Early life and education
Gulshan Kumar Mehta, popularly known as Gulshan Bawra was born 30 km from Lahore in a place called Sheikhupura. His father had a construction business, and his immediate family were Shri Labh Chand Mehta, father of Roop Lal Mehta and Chaman Lal Mehta, incidentally both their families were victims of the partition riots where young Gulshan witnessed his father and his cousins' father killed in Labh Chand Mehta's haveli, in front of their own eyes. His elder sister at Jaipur, brought him and his elder brother up. After his brother got a job, they shifted to Delhi, where he graduated from Delhi University. During college, he began to write poetry.

Career
He wanted to come into films and applied for a job with the Railways. He was posted to Kota, Rajasthan, but when he arrived there, the vacancy was filled. His next call was luckily that for the post of a clerk at Mumbai and he arrived in the city in 1955.  Gulshan struggled to get a film break, initially keeping his job on. Kalyanji (of Kalyanji-Anandji), then on his own as Kalyanji Virji Shah, gave him his first opening in Chandrasena (1959) in the song "Main kya jaanu kahan laage yeh saawan matwala re", sung by Lata Mangeshkar.

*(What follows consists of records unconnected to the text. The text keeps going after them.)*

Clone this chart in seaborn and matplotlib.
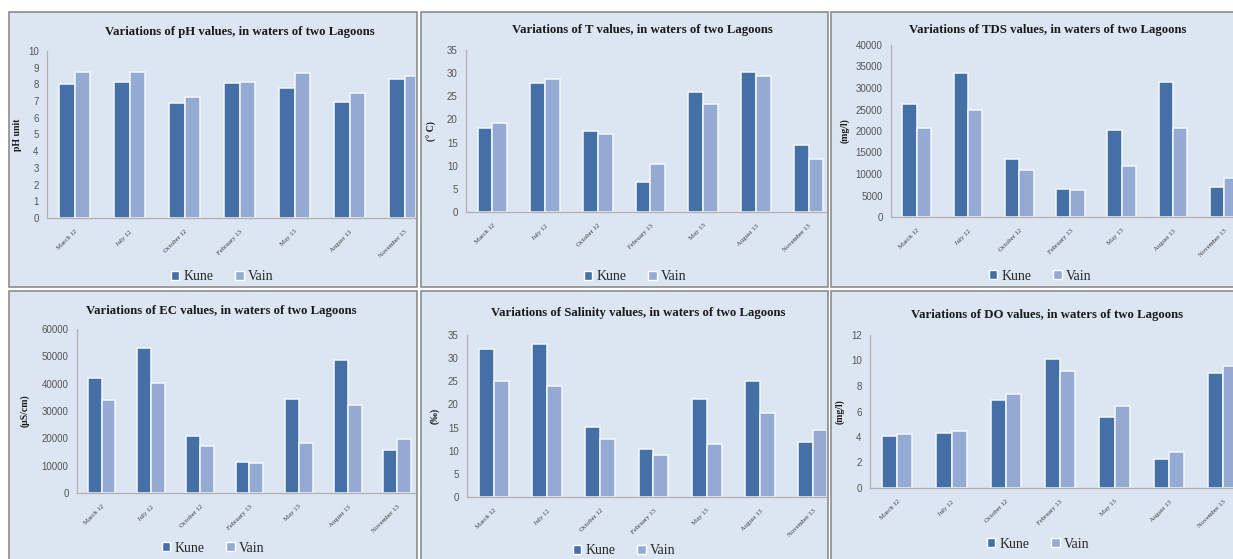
import numpy as np
import pandas as pd
import matplotlib
matplotlib.use("Agg")
import matplotlib.pyplot as plt
from matplotlib.patches import Rectangle, Patch
import seaborn as sns

sns.set_theme(style="white")
plt.rcParams['font.family'] = ['Liberation Serif', 'DejaVu Serif']

months = ["March 12", "July 12", "October 12", "February 13", "May 13", "August 13", "November 13"]
lagoons = ["Kune", "Vain"]

ph_kune = [8.05, 8.15, 6.9, 8.1, 7.8, 6.95, 8.3]
ph_vain = [8.75, 8.75, 7.25, 8.15, 8.7, 7.5, 8.5]
t_kune = [18.2, 27.8, 17.5, 6.5, 26.0, 30.2, 14.4]
t_vain = [19.3, 28.8, 16.8, 10.4, 23.3, 29.3, 11.5]
tds_kune = [26200, 33400, 13500, 6500, 20300, 31300, 6900]
tds_vain = [20700, 25000, 11000, 6300, 11800, 20600, 9000]
ec_kune = [42000, 53000, 21000, 11300, 34300, 48800, 15800]
ec_vain = [34000, 40300, 17300, 11100, 18400, 32200, 19700]
sal_kune = [32.0, 33.1, 15.1, 10.3, 21.2, 25.0, 11.8]
sal_vain = [25.0, 23.9, 12.5, 9.0, 11.4, 18.1, 14.4]
do_kune = [4.1, 4.35, 6.9, 10.15, 5.55, 2.3, 9.0]
do_vain = [4.2, 4.5, 7.4, 9.15, 6.45, 2.85, 9.6]

titles = ["Variations of pH values, in waters of two Lagoons",
          "Variations of T values, in waters of two Lagoons",
          "Variations of TDS values, in waters of two Lagoons",
          "Variations of EC values, in waters of two Lagoons",
          "Variations of Salinity values, in waters of two Lagoons",
          "Variations of DO values, in waters of two Lagoons"]
ylabels = ["pH unit", "(° C)", "(mg/l)", "(µS/cm)", "(‰)", "(mg/l)"]
yticks = [np.arange(0, 11, 1), np.arange(0, 36, 5), np.arange(0, 40001, 5000),
          np.arange(0, 60001, 10000), np.arange(0, 36, 5), np.arange(0, 13, 2)]
series = [(ph_kune, ph_vain), (t_kune, t_vain), (tds_kune, tds_vain),
          (ec_kune, ec_vain), (sal_kune, sal_vain), (do_kune, do_vain)]

W, H = 1233, 559
fig = plt.figure(figsize=(W / 100, H / 100), dpi=100)
fig.patch.set_facecolor("white")

BG = "#dce6f2"
KUNE = "#4470a5"
VAIN = "#94aad2"

# panel rectangles (pixel): x0, y0, x1, y1
panels = [(9, 12, 417, 287), (421, 12, 828, 287), (831, 12, 1240, 287),
          (9, 291, 417, 570), (421, 291, 828, 570), (831, 291, 1240, 570)]
# axes (pixel): left, top, right, zero-line y
axes_px = [(47, 51, 415, 218), (466, 50, 826, 212), (891, 45, 1233, 217),
           (77, 329, 415, 493), (467, 335, 826, 497), (870, 335, 1233, 488)]
xright = [6.19, 6.33, 6.17, 6.36, 6.24, 6.18]
title_xy = [(240, 32), (642, 30), (1048, 30), (221, 311), (638, 313), (1047, 315)]
ylabel_x = [17, 432, 845, 25, 435, 840]
legend_xy = [(222, 277), (635, 277), (1040, 276), (213, 548), (624, 551), (1038, 544)]

for i in range(6):
    x0, y0, x1, y1 = panels[i]
    fig.patches.append(Rectangle((x0 / W, 1 - y1 / H), (x1 - x0) / W, (y1 - y0) / H,
                                 transform=fig.transFigure, facecolor=BG,
                                 edgecolor="#8c8c8c", linewidth=1.2, zorder=-5))
    l, t, r, b = axes_px[i]
    ax = fig.add_axes([l / W, 1 - b / H, (r - l) / W, (b - t) / H])
    ax.set_facecolor("none")
    kune, vain = series[i]
    df = pd.DataFrame({"Month": months * 2,
                       "Lagoon": [lagoons[0]] * 7 + [lagoons[1]] * 7,
                       "Value": list(kune) + list(vain)})
    sns.barplot(data=df, x="Month", y="Value", hue="Lagoon", order=months,
                hue_order=lagoons, palette=[KUNE, VAIN], width=0.56,
                edgecolor="#f4f7fb", linewidth=1.1, saturation=1, ax=ax, legend=False)
    ax.set_xlim(-0.5, xright[i])
    ax.set_ylim(0, yticks[i][-1])
    ax.set_yticks(yticks[i])
    ax.set_yticklabels([str(v) for v in yticks[i]], family=['Liberation Sans', 'DejaVu Sans'],
                       fontsize=7, color="#555555")
    ax.set_xticks(range(7))
    ax.set_xticklabels(months, rotation=45, ha="right", rotation_mode="anchor",
                       fontsize=4.9, color="#3a3a3a")
    ax.tick_params(axis="both", length=0, pad=6)
    ax.tick_params(axis="x", pad=8)
    ax.set_xlabel("")
    ax.set_ylabel("")
    for s in ["top", "right"]:
        ax.spines[s].set_visible(False)
    for s in ["left", "bottom"]:
        ax.spines[s].set_color("#b0b0b0")
        ax.spines[s].set_linewidth(0.9)
    tx, ty = title_xy[i]
    fig.text(tx / W, 1 - ty / H, titles[i],
             ha="center", va="center", fontsize=9.2, fontweight="bold", color="#1a1a1a")
    fig.text(ylabel_x[i] / W, 1 - ((t + b) / 2) / H, ylabels[i], rotation=90,
             ha="center", va="center", fontsize=7, fontweight="bold", color="#1a1a1a")
    handles = [Patch(facecolor=KUNE, edgecolor="white", label="Kune"),
               Patch(facecolor=VAIN, edgecolor="white", label="Vain")]
    lx, ly = legend_xy[i]
    fig.legend(handles=handles, loc="center", bbox_to_anchor=(lx / W, 1 - ly / H),
               ncol=2, frameon=False, fontsize=10, handlelength=0.6, handleheight=0.6,
               handletextpad=0.3, columnspacing=1.6, borderpad=0)

fig.savefig("out.png", dpi=100, facecolor="white")
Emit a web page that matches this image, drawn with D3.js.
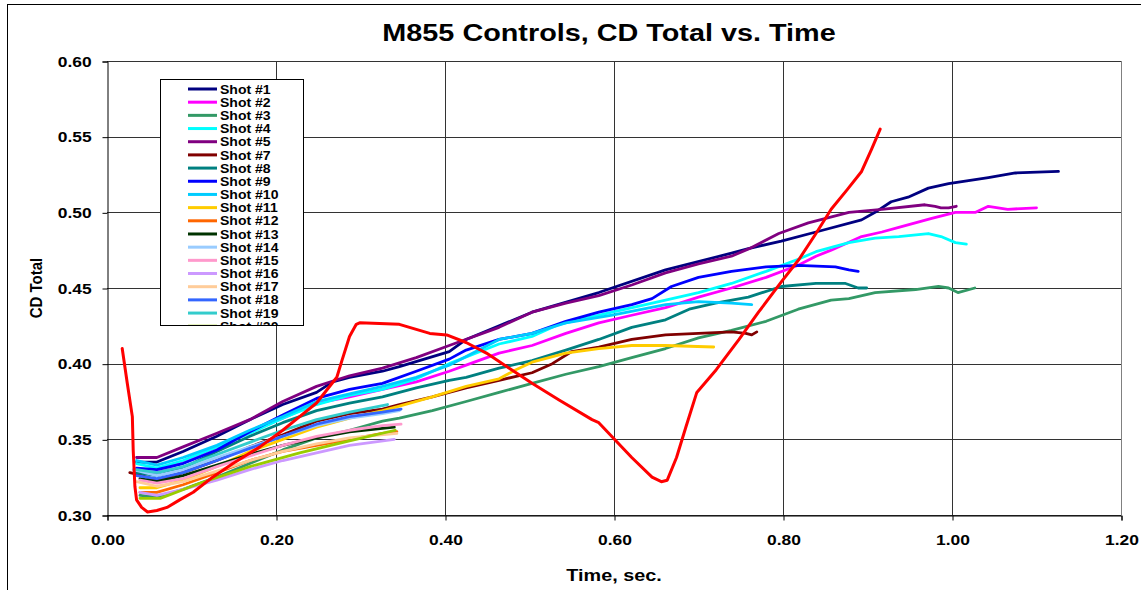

K-A's first joint film, the Meena Kumari-Balraj Sahni starrer Satta Bazaar later the same year marked his first brush with success with hits like "Tumhein yaad hoga kabhi hum mile the" (Lata-Hemant), "Aakde ka dhanda" (Rafi) and "Chandi ke chand tukdon ke liye" (Hemant Kumar). It was during the making of this film that the film's distributor Shantibhai Patel christened him "Bawra".

Almost half of his songs have been with R.D.Burman. His last release was Zulmi (1999) and his last hit was "Le pappiyaan jhappiyaan paale hum" for Haqeeqat (1995), which landed him in his only controversy - of writing a vulgar song.  His films in the '90s include, besides Haqeeqat and Zulmi, Qurbani Rang Jaayegi, Tehkiqaat, Laat Saab, Maidan-E-Jung, Indrajeet and Chor Pe Mor.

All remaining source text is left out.